Throughput — events sorted per second. If throughput drops, consider increasing partition count or reducing window size.
Memory pressure — especially for approximate sorting with sliding windows. Monitor heap usage and adjust buffer limits.
Accuracy — for approximate sorting, measure the fraction of events that are out of order by more than a tolerance threshold. Use statistical sampling to validate.

Tuning often involves balancing latency and accuracy. For instance, increasing the sliding window size in approximate sorting improves accuracy but increases sorting time. A good starting point is to set the window to 5x the expected maximum out-of-order span. For sensor data, this is usually 1-2 seconds worth of events. Adjust based on observed network jitter.

Another important tweak is to use event-time processing instead of processing-time. With event-time, the sorting algorithm uses timestamps embedded in the data, not the arrival time. This avoids misordering caused by network delay. Frameworks like Flink and Kafka Streams support event-time natively by allowing configurable allowed lateness and watermarks.

Conclusion

Efficient sorting of real-time sensor data is a cornerstone of smart city operations. By understanding the trade-offs between exactness, latency, and resource consumption, teams can implement sorting strategies that scale from low-power edge devices to massive cloud clusters. Approximate algorithms, distributed processing, data partitioning, pre-sorted buffers, and hybrid architectures each have their place. The key is to match the approach to the specific requirements of each application — whether that means sending instant traffic alerts or generating accurate billing reports.

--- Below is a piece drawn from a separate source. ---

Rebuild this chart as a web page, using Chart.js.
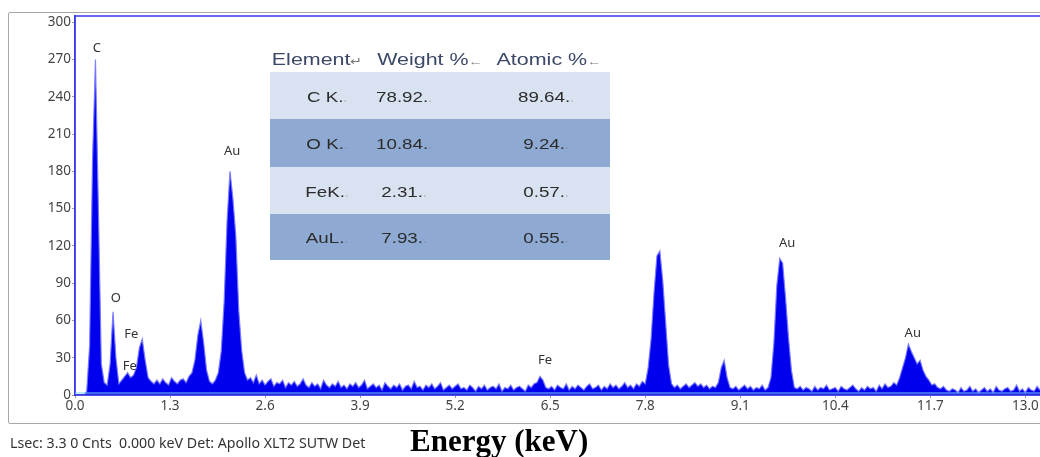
<!DOCTYPE html>
<html>
<head>
<meta charset="utf-8">
<script src="https://cdn.jsdelivr.net/npm/chart.js@4.4.1/dist/chart.umd.min.js"></script>
<style>
  body { margin: 0; background: #fff; width: 1040px; height: 457px; overflow: hidden; position: relative; }
  #frame { position: absolute; left: 8px; top: 12px; width: 1100px; height: 410px; border: 1px solid #a8a8a8; border-radius: 2px; }
  #spectrum { position: absolute; left: 0; top: 0; }
  .head { position: absolute; top: 50px; height: 22px; line-height: 22px; font: 16.5px "Liberation Sans", Arial, sans-serif; color: #3b4868; white-space: nowrap; transform: translateX(-50%) scaleX(1.3); }
  .row { position: absolute; left: 270px; width: 340px; }
  .cell { position: absolute; top: 50%; font: 15px "Liberation Sans", Arial, sans-serif; color: #2b2b2b; white-space: nowrap; transform: translate(-50%, -50%) scaleX(1.25); }
  .mark { font-size: 9px; color: #777; }
  .hmark { font-size: 11px; color: #777; }
  #status { position: absolute; left: 10px; top: 433px; font: 14.2px "Noto Sans", sans-serif; color: #333; white-space: pre; }
  #axisTitle { position: absolute; left: 410px; top: 423px; font: bold 31px "Liberation Serif", "Times New Roman", serif; color: #000; white-space: nowrap; }
</style>
</head>
<body>
<div id="frame"></div>
<canvas id="spectrum" width="1040" height="457"></canvas>
<div id="table"></div>
<div id="status">Lsec: 3.3 0 Cnts  0.000 keV Det: Apollo XLT2 SUTW Det</div>
<div id="axisTitle">Energy (keV)</div>
<script>
// EDS spectrum, one count value per 0.04 keV channel starting at 0 keV
const ENERGY_STEP_KEV = 0.04;
const COUNTS = [
  0, 0, 0, 0, 3, 40, 190, 270, 150, 25,
  10, 8, 25, 67, 30, 9, 12, 15, 18, 14,
  16, 22, 38, 45, 28, 14, 11, 9, 12, 9,
  13, 10, 8, 14, 11, 9, 12, 13, 10, 15,
  18, 28, 48, 60, 42, 20, 11, 9, 12, 18,
  35, 75, 140, 180, 158, 128, 68, 36, 18, 12,
  14, 10, 16, 9, 12, 8, 11, 13, 7, 10,
  9, 12, 6, 10, 8, 11, 7, 9, 13, 8,
  6, 10, 7, 9, 5, 12, 8, 6, 9, 7,
  11, 6, 8, 5, 9, 7, 10, 6, 8, 12,
  5, 7, 9, 6, 8, 4, 10, 7, 5, 8,
  6, 9, 4, 7, 8, 5, 11, 6, 7, 4,
  8, 6, 9, 5, 7, 10, 4, 6, 8, 5,
  7, 9, 5, 6, 4, 8, 6, 3, 7, 5,
  8, 4, 6, 7, 5, 9, 3, 6, 5, 8,
  4, 6, 7, 5, 3, 8, 6, 9, 10, 15,
  12, 6, 5, 7, 4, 8, 6, 5, 9, 4,
  7, 5, 8, 6, 4, 7, 9, 5, 6, 8,
  4, 7, 5, 9, 6, 8, 5, 7, 10, 6,
  8, 5, 9, 7, 11, 9, 22, 45, 82, 112,
  116, 92, 58, 24, 9, 6, 8, 5, 7, 9,
  6, 8, 10, 7, 9, 6, 8, 5, 7, 6,
  10, 22, 28, 14, 6, 5, 7, 4, 6, 8,
  5, 7, 4, 6, 5, 8, 4, 6, 14, 42,
  88, 110, 106, 78, 46, 20, 6, 5, 7, 4,
  6, 5, 3, 7, 4, 6, 5, 8, 4, 5,
  6, 3, 7, 5, 4, 6, 8, 5, 3, 6,
  4, 7, 5, 6, 3, 8, 5, 9, 6, 7,
  10, 8, 14, 22, 30, 41, 35, 30, 25, 28,
  20, 15, 12, 8, 9, 6, 5, 7, 4, 3,
  5, 4, 2, 6, 3, 4, 7, 3, 5, 2,
  4, 6, 3, 5, 2, 7, 4, 3, 5, 6,
  3, 4, 8, 3, 5, 2, 6, 4, 3, 7,
  4,
];

const X_TICKS = [0.0, 1.3, 2.6, 3.9, 5.2, 6.5, 7.8, 9.1, 10.4, 11.7, 13.0];
const Y_TICKS = [0, 30, 60, 90, 120, 150, 180, 210, 240, 270, 300];

// peak annotations: element, energy (keV), counts where the label sits
const PEAK_NAMES = ["C", "O", "Fe", "Fe", "Au", "Fe", "Au", "Au"];
const PEAK_KEV = [0.30, 0.56, 0.77, 0.75, 2.15, 6.43, 9.74, 11.46];
const PEAK_LABEL_COUNTS = [279, 78, 49, 23, 196, 28, 122, 50];

// quantification table
const TABLE_HEAD = ["Element", "Weight %", "Atomic %"];
const ELEMENTS = ["C K.", "O K.", "FeK.", "AuL."];
const WEIGHT_PCT = ["78.92.", "10.84.", "2.31.", "7.93."];
const ATOMIC_PCT = ["89.64.", "9.24.", "0.57.", "0.55."];

function buildTable() {
  const table = document.getElementById("table");
  const headCenters = [317, 430, 549];
  TABLE_HEAD.forEach((h, i) => {
    const el = document.createElement("div");
    el.className = "head";
    el.style.left = headCenters[i] + "px";
    el.innerHTML = h + '<span class="hmark">' + (i === 0 ? "\u21B5" : "\u2190") + "</span>";
    table.appendChild(el);
  });

  const rowTops = [72, 119, 167, 214];
  const rowHeights = [47, 48, 47, 46];
  const rowColors = ["#d8e2f0", "#8eaad2", "#d8e2f0", "#8eaad2"];
  const cellCenters = [327, 404, 546];
  ELEMENTS.forEach((name, r) => {
    const row = document.createElement("div");
    row.className = "row";
    row.style.top = rowTops[r] + "px";
    row.style.height = rowHeights[r] + "px";
    row.style.background = rowColors[r];
    [name, WEIGHT_PCT[r], ATOMIC_PCT[r]].forEach((txt, c) => {
      const cell = document.createElement("div");
      cell.className = "cell";
      cell.style.left = (cellCenters[c] - 270) + "px";
      cell.innerHTML = txt + '<span class="mark">\u02D2</span>';
      row.appendChild(cell);
    });
    table.appendChild(row);
  });
}

const plotFrame = {
  id: "plotFrame",
  afterDatasetsDraw(chart) {
    const { ctx, chartArea } = chart;
    ctx.save();
    ctx.strokeStyle = "#3a3ae8";
    ctx.lineWidth = 1.5;
    ctx.strokeRect(chartArea.left, chartArea.top, chartArea.right - chartArea.left + 5, chartArea.bottom - chartArea.top);
    ctx.strokeStyle = "#7fd0f0";
    ctx.lineWidth = 1;
    ctx.beginPath();
    ctx.moveTo(chartArea.left, chartArea.bottom - 2);
    ctx.lineTo(chartArea.right, chartArea.bottom - 2);
    ctx.stroke();
    ctx.restore();
  },
};

const peakLabels = {
  id: "peakLabels",
  afterDatasetsDraw(chart) {
    const { ctx, scales } = chart;
    ctx.save();
    ctx.font = '13px "Noto Sans", sans-serif';
    ctx.fillStyle = "#333";
    ctx.textAlign = "center";
    ctx.textBaseline = "middle";
    PEAK_NAMES.forEach((name, i) => {
      ctx.fillText(name, scales.x.getPixelForValue(PEAK_KEV[i]), scales.y.getPixelForValue(PEAK_LABEL_COUNTS[i]));
    });
    ctx.restore();
  },
};

function drawSpectrum() {
  const points = COUNTS.map((c, i) => ({ x: i * ENERGY_STEP_KEV, y: c }));
  const tickFont = { family: '"Noto Sans", sans-serif', size: 13.5 };

  new Chart(document.getElementById("spectrum").getContext("2d"), {
    type: "line",
    data: {
      datasets: [
        {
          data: points,
          fill: "origin",
          backgroundColor: "#0000ee",
          borderColor: "rgba(120,120,255,0.9)",
          borderWidth: 1.2,
          pointRadius: 0,
          tension: 0,
        },
      ],
    },
    options: {
      responsive: false,
      animation: false,
      layout: { padding: { top: 16, right: 0, bottom: 0, left: 0 } },
      plugins: { legend: { display: false }, tooltip: { enabled: false } },
      scales: {
        x: {
          type: "linear",
          min: 0,
          max: 13.2,
          afterBuildTicks: (axis) => {
            axis.ticks = X_TICKS.map((v) => ({ value: v }));
          },
          afterFit: (axis) => {
            axis.height = 62;
          },
          ticks: {
            callback: (v) => v.toFixed(1),
            font: tickFont,
            color: "#444",
            padding: 0,
            maxRotation: 0,
            autoSkip: false,
          },
          grid: { drawOnChartArea: false, drawTicks: true, tickLength: 3, color: "#999" },
          border: { color: "#3a3ae8", width: 1.5 },
        },
        y: {
          min: 0,
          max: 305,
          afterBuildTicks: (axis) => {
            axis.ticks = Y_TICKS.map((v) => ({ value: v }));
          },
          afterFit: (axis) => {
            axis.width = 75;
          },
          ticks: { font: tickFont, color: "#444", padding: 1 },
          grid: { drawOnChartArea: false, drawTicks: true, tickLength: 3, color: "#999" },
          border: { color: "#3a3ae8", width: 1.5 },
        },
      },
    },
    plugins: [plotFrame, peakLabels],
  });
}

buildTable();
drawSpectrum();
</script>
</body>
</html>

As smart city deployments grow, the ability to sort and act on data in real time will become even more critical. Innovations in hardware acceleration and streaming databases will continue to push the boundaries of what is possible. By building a solid sorting foundation today, urban administrators and developers can ensure their systems remain responsive, reliable, and ready for the data challenges of tomorrow.